In World of Warcraft, Arthas is a raid boss and the primary antagonist of the Wrath of the Lich King expansion. He was mortally wounded after a band of adventurers led by Tirion Fordring stormed his fortress, Icecrown Citadel, and defeated him in battle. He was succeeded as the Lich King by Bolvar Fordragon. In World of Warcraft: Shadowlands, it is revealed that upon his death Arthas' soul was cast into The Maw, a realm of the Shadowlands - Warcraft universe's afterlife - by the spirit of his former mentor Uther. The Jailer, the lord of the Shadowlands, used his soul in order to forge a new mourneblade named "Kingsmourne", which was later used by the brainwashed Anduin. After Anduin was freed from the Jailer's control, Arthas' soul was freed from its bindings, allowing it to peacefully fade away.

=== Hearthstone ===
In the online digital collectible card video game Hearthstone, Arthas as The Lich King was added as a legendary neutral minion card in the 2017 Knights of the Frozen Throne expansion. Lich King Arthas is the default starting hero for the Death Knight class, which was introduced in the 2022 March of the Lich King expansion. He also appears in his original human form as an alternate hero for the Paladin class, which can be achieved as a visual alteration for the default paladin hero by defeating the Lich King in the final Knights of the Frozen Throne single-player mission with all nine classes. Lich King Arthas also makes appearances in Hearthstone's other game modes, most notably within the Battlegrounds and Mercenaries game modes.

===Heroes of the Storm===
Arthas appears as a playable character in the crossover game Heroes of the Storm. In the game, Arthas is a warrior hero who performs a tanking role on the battlefield. His aim is to attract the attention of enemy players, as he can withstand a large amount of incoming damage thanks to his necromantic self-healing powers, meanwhile disrupting the enemy team with crowd control abilities. Arthas is proficient against melee physical attackers, slowing their move and attack speed. His playstyle is somewhat limited and predictable due to his lack of mobility, yet he is extremely strong in almost any scenario involving teamwork. One of the two heroic abilities allows him to summon Sindragosa, a mighty frost wyrm, that appears and flies over a portion of the battlefield, slowing and disabling enemies with her frost breath. Arthas Menethil is one of the six Blizzard characters who appear in the Heroes of the Storm cinematic trailer.

=== Other appearances ===
In Blizzard's 2023 first-person shooter Overwatch 2, the character Reinhardt has a Lich King skin, styled after Arthas' look.
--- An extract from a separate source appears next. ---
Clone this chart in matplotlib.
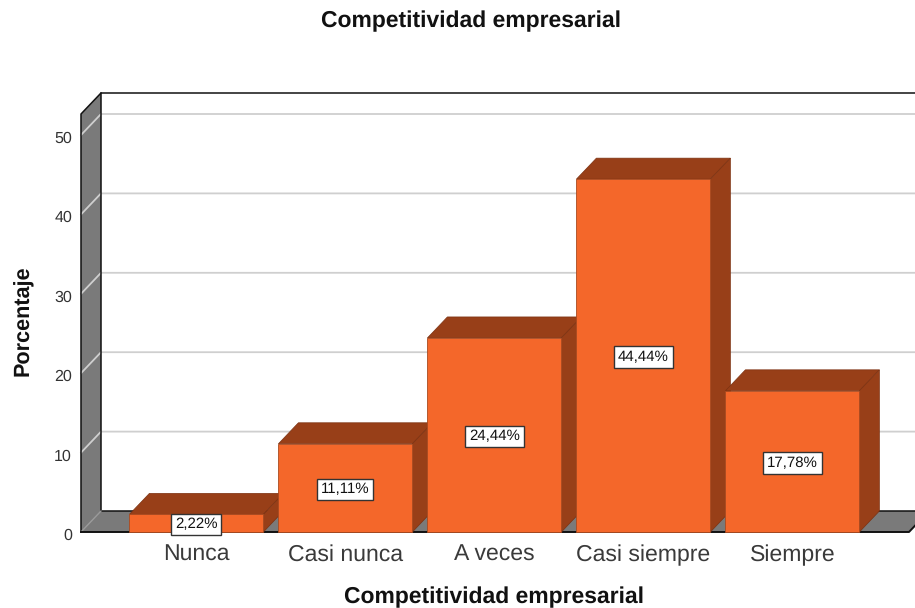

Arthas appears in the non-canon children's book Snow Fight: A Warcraft Tale by Chris Metzen and Wei Wang. In Guitar Hero: Warriors of Rock, Prince Arthas Menethil is an unlockable character after collecting 1600 stars in Quickplay+. Arthas featured in an episode of the animated web series Death Battle where he battled Sauron from the Lord of the Rings franchise. While not a direct appearance, Arthas was referenced in the game AdventureQuest through an enemy named Lord Arrgthas.

== Reception ==
The character has received mostly positive reception, and is often included on lists involving the most popular Warcraft characters and video game characters as a whole. Empire listed Arthas at No. 25 on their list of "the 50 greatest video game characters", writing "Of all the characters in Warcraft lore, Arthas Menethil is the most tragic." He was also included on "The 10 best video-game characters" list by The Guardian, which stated that "initially the valiant model of a medieval knight, everything changes when Arthas picks up a cursed sword and begins to perpetrate a steadily more sinister series of atrocities (think dead peasants), culminating in killing his own father. The character really came into his own in the mighty World of Warcraft, over which his twisted spirit presided for five years."
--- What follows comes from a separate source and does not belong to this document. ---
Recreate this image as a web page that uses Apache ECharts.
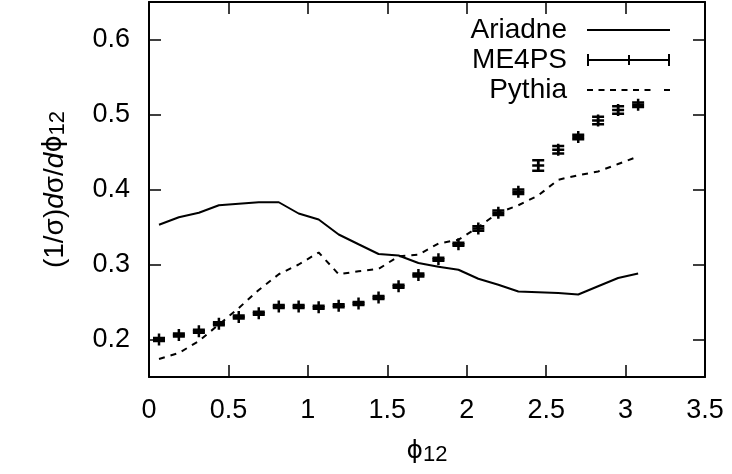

Matthew Rossi of Engadget listed the Lich King at No. 4 on his list of the "Top 10 magnificent bastards of Warcraft", since he "successfully molded Arthas into the perfect death knight ... Arthas went from an earnest young prince and paladin trying desperately to save his people to a cackling villain who betrayed them, and it was more Arthas' doing than the Lich King's that Illidan was defeated." He also wrote that "Arthas was useful because he started as a basically good, if somewhat arrogant, young paladin who slowly grew obsessed over time as he witnessed the actions of the Scourge, making mistakes ... and then justifying each mistake as a necessity. By the time he took up Frostmourne and lost his soul, he'd long since eroded it away with expedient choices that were, in fact, monstrous ... Arthas as a death knight and later Arthas as the Lich King showed this tendency to want to justify or prove his actions were the right ones, that anyone would have done what he did." Rossi stated that the lesson of Arthas was "Ultimately, that power corrupts. Power corrupted him, and it will corrupt you, too. That it is inescapable [...] that becoming the Lich King was inevitable, that all kings and princes and people of power ultimately end up slaves to themselves."
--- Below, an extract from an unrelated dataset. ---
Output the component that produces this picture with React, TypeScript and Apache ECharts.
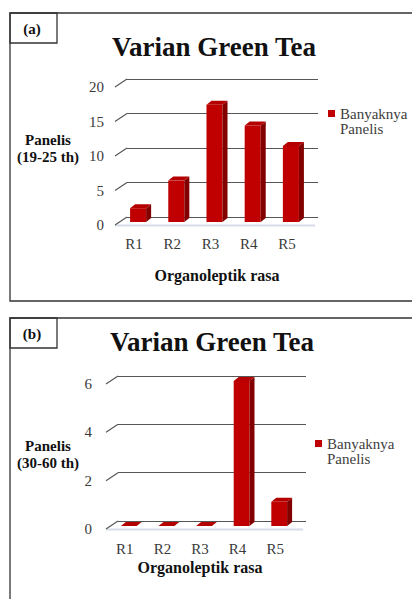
import React, { useEffect, useRef } from 'react';
import * as echarts from 'echarts';

const categories = ['R1', 'R2', 'R3', 'R4', 'R5'];
const valuesA = [2, 6, 17, 14, 11];
const valuesB = [0, 0, 0, 6, 1];
const ticksA = [0, 5, 10, 15, 20];
const ticksB = [0, 2, 4, 6];
const chartTitle = 'Varian Green Tea';
const seriesName = 'Banyaknya Panelis';
const yTitleA = 'Panelis\n(19-25 th)';
const yTitleB = 'Panelis\n(30-60 th)';
const xTitle = 'Organoleptik rasa';
const panelA = '(a)';
const panelB = '(b)';

const SERIF = 'Liberation Serif';
const DEPTH_X = 12;
const DEPTH_Y = 8;
const GRID_COLOR = '#555555';

function barRender(params: any, api: any) {
  const idx = api.value(0);
  const v = api.value(1);
  const top = api.coord([idx, v]);
  const base = api.coord([idx, 0]);
  const band = api.size([1, 0])[0];
  const w = band * 0.42;
  const x = top[0] + 4 - w / 2;
  const yt = top[1] - 3;
  const yb = base[1] - 3;
  const dx = 5;
  const dy = 4;
  return {
    type: 'group',
    children: [
      { type: 'rect', shape: { x, y: yt, width: w, height: Math.max(0, yb - yt) }, style: { fill: '#c00000' } },
      {
        type: 'polygon',
        shape: { points: [[x + w, yt], [x + w + dx, yt - dy], [x + w + dx, yb - dy], [x + w, yb]] },
        style: { fill: '#820000' },
      },
      {
        type: 'polygon',
        shape: { points: [[x, yt], [x + dx, yt - dy], [x + w + dx, yt - dy], [x + w, yt]] },
        style: { fill: '#b40000' },
      },
    ],
  };
}

function tickRender(params: any, api: any) {
  const y = api.coord([0, api.value(1)])[1];
  const x0 = params.coordSys.x;
  return {
    type: 'line',
    shape: { x1: x0, y1: y, x2: x0 + DEPTH_X, y2: y - DEPTH_Y },
    style: { stroke: GRID_COLOR, lineWidth: 1.2 },
  };
}

function floorRender(params: any, api: any) {
  const y = api.coord([0, 0])[1];
  const cs = params.coordSys;
  return {
    type: 'line',
    shape: { x1: cs.x, y1: y + 0.5, x2: cs.x + cs.width + 9, y2: y + 0.5 },
    style: { stroke: '#d5dee9', lineWidth: 2 },
  };
}

function txt(text: string, x: number, y: number, size: number, bold: boolean, lineHeight?: number) {
  return {
    type: 'text',
    x,
    y,
    style: {
      text,
      fontFamily: SERIF,
      fontSize: size,
      fontWeight: bold ? 'bold' : 'normal',
      lineHeight: lineHeight || size * 1.2,
      fill: '#111111',
      textAlign: 'center',
      textVerticalAlign: 'middle',
      align: 'center',
      verticalAlign: 'middle',
    },
  };
}

export default function App() {
  const ref = useRef<HTMLDivElement>(null);
  useEffect(() => {
    if (!ref.current) return;
    const chart = echarts.init(ref.current, undefined, { renderer: 'svg' });
    const catLabel = { fontFamily: SERIF, fontSize: 15, color: '#3a3a3a' };
    const mkX = (grid: number, show: boolean, margin: number) => ({
      type: 'category',
      gridIndex: grid,
      data: categories,
      axisLine: { show: false },
      axisTick: { show: false },
      axisLabel: { show, margin, ...catLabel },
      splitLine: { show: false },
    });
    const mkY = (grid: number, max: number, interval: number, front: boolean, margin: number) => ({
      type: 'value',
      gridIndex: grid,
      min: 0,
      max,
      interval,
      axisLine: { show: false },
      axisTick: { show: false },
      axisLabel: { show: front, margin, ...catLabel },
      splitLine: { show: !front, lineStyle: { color: GRID_COLOR, width: 1.2 } },
    });
    const legendBase = {
      data: [seriesName],
      orient: 'vertical',
      icon: 'rect',
      itemWidth: 7,
      itemHeight: 7,
      padding: 0,
      selectedMode: false,
      formatter: (n: string) => '\n' + n.replace(' ', '\n'),
      textStyle: { fontFamily: SERIF, fontSize: 15, color: '#404040', lineHeight: 15 },
    };
    chart.setOption({
      animation: false,
      backgroundColor: '#ffffff',
      grid: [
        { left: 115, top: 87, width: 191, height: 138 },
        { left: 127, top: 79, width: 191, height: 138 },
        { left: 106, top: 384, width: 188, height: 145 },
        { left: 118, top: 376, width: 188, height: 145 },
      ],
      xAxis: [mkX(0, true, 11), mkX(1, false, 0), mkX(2, true, 12), mkX(3, false, 0)],
      yAxis: [mkY(0, 20, 5, true, 11), mkY(1, 20, 5, false, 0), mkY(2, 6, 2, true, 14), mkY(3, 6, 2, false, 0)],
      legend: [
        { ...legendBase, left: 328, top: 91 },
        { ...legendBase, left: 315, top: 421 },
      ],
      series: [
        { type: 'custom', xAxisIndex: 0, yAxisIndex: 0, renderItem: floorRender, data: [[0, 0]], z: 1, silent: true },
        { type: 'custom', xAxisIndex: 0, yAxisIndex: 0, renderItem: tickRender, data: ticksA.map((t) => [0, t]), z: 1, silent: true },
        {
          type: 'custom',
          name: seriesName,
          xAxisIndex: 0,
          yAxisIndex: 0,
          renderItem: barRender,
          itemStyle: { color: '#c00000' },
          data: valuesA.map((v, i) => [i, v]),
          z: 3,
        },
        { type: 'custom', xAxisIndex: 2, yAxisIndex: 2, renderItem: floorRender, data: [[0, 0]], z: 1, silent: true },
        { type: 'custom', xAxisIndex: 2, yAxisIndex: 2, renderItem: tickRender, data: ticksB.map((t) => [0, t]), z: 1, silent: true },
        {
          type: 'custom',
          name: seriesName,
          xAxisIndex: 2,
          yAxisIndex: 2,
          renderItem: barRender,
          itemStyle: { color: '#c00000' },
          data: valuesB.map((v, i) => [i, v]),
          z: 3,
        },
      ],
      graphic: [
        { type: 'rect', shape: { x: 10, y: 13, width: 420, height: 288 }, style: { fill: 'none', stroke: '#333333', lineWidth: 1.3 } },
        { type: 'rect', shape: { x: 10, y: 13, width: 47, height: 30 }, style: { fill: 'none', stroke: '#333333', lineWidth: 1.3 } },
        { type: 'rect', shape: { x: 10, y: 318, width: 420, height: 300 }, style: { fill: 'none', stroke: '#333333', lineWidth: 1.3 } },
        { type: 'rect', shape: { x: 10, y: 318, width: 47, height: 30 }, style: { fill: 'none', stroke: '#333333', lineWidth: 1.3 } },
        txt(panelA, 32, 29, 15, true),
        txt(panelB, 32, 334, 15, true),
        txt(chartTitle, 214, 47, 27, true),
        txt(chartTitle, 212, 342, 27, true),
        txt(yTitleA, 48, 148, 15, true, 17),
        txt(yTitleB, 48, 454, 15, true, 17),
        txt(xTitle, 217, 275, 16, true),
        txt(xTitle, 200, 567, 16, true),
      ],
    });
    return () => chart.dispose();
  }, []);
  return <div ref={ref} style={{ position: 'absolute', left: 0, top: 0, width: 412, height: 599 }} />;
}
Arthas was listed on Complex's list of "25 dead video game characters we wish were still here", noting that "in the same way that Boromir was corrupted in Lord of the Rings, Arthas represents the folly of man, and how easily power can be corrupted. Because of this, we almost want him to survive just to serve as an example that redemption is possible in anyone. If the Lich King had been able to turn around his ways, then there would've been hope for us all." IGN found Arthas to be one of "gaming's most notorious anti-heroes", since "Arthas Menethil began as something of a Disney prince, upholding the Light wherever he saw the need. But with the arrival of the plague of undeath, the Light in Arthas began to waver ... but as is often the case, he wasn't a simple prince-turned-insane-villain. The newly formed Lich King may have been evil, but he was keeping the undead Scourge in check, holding back the flood of the decrepit and the mindless."

Arthas also features in Warcraft-related merchandise, such as Halloween costumes.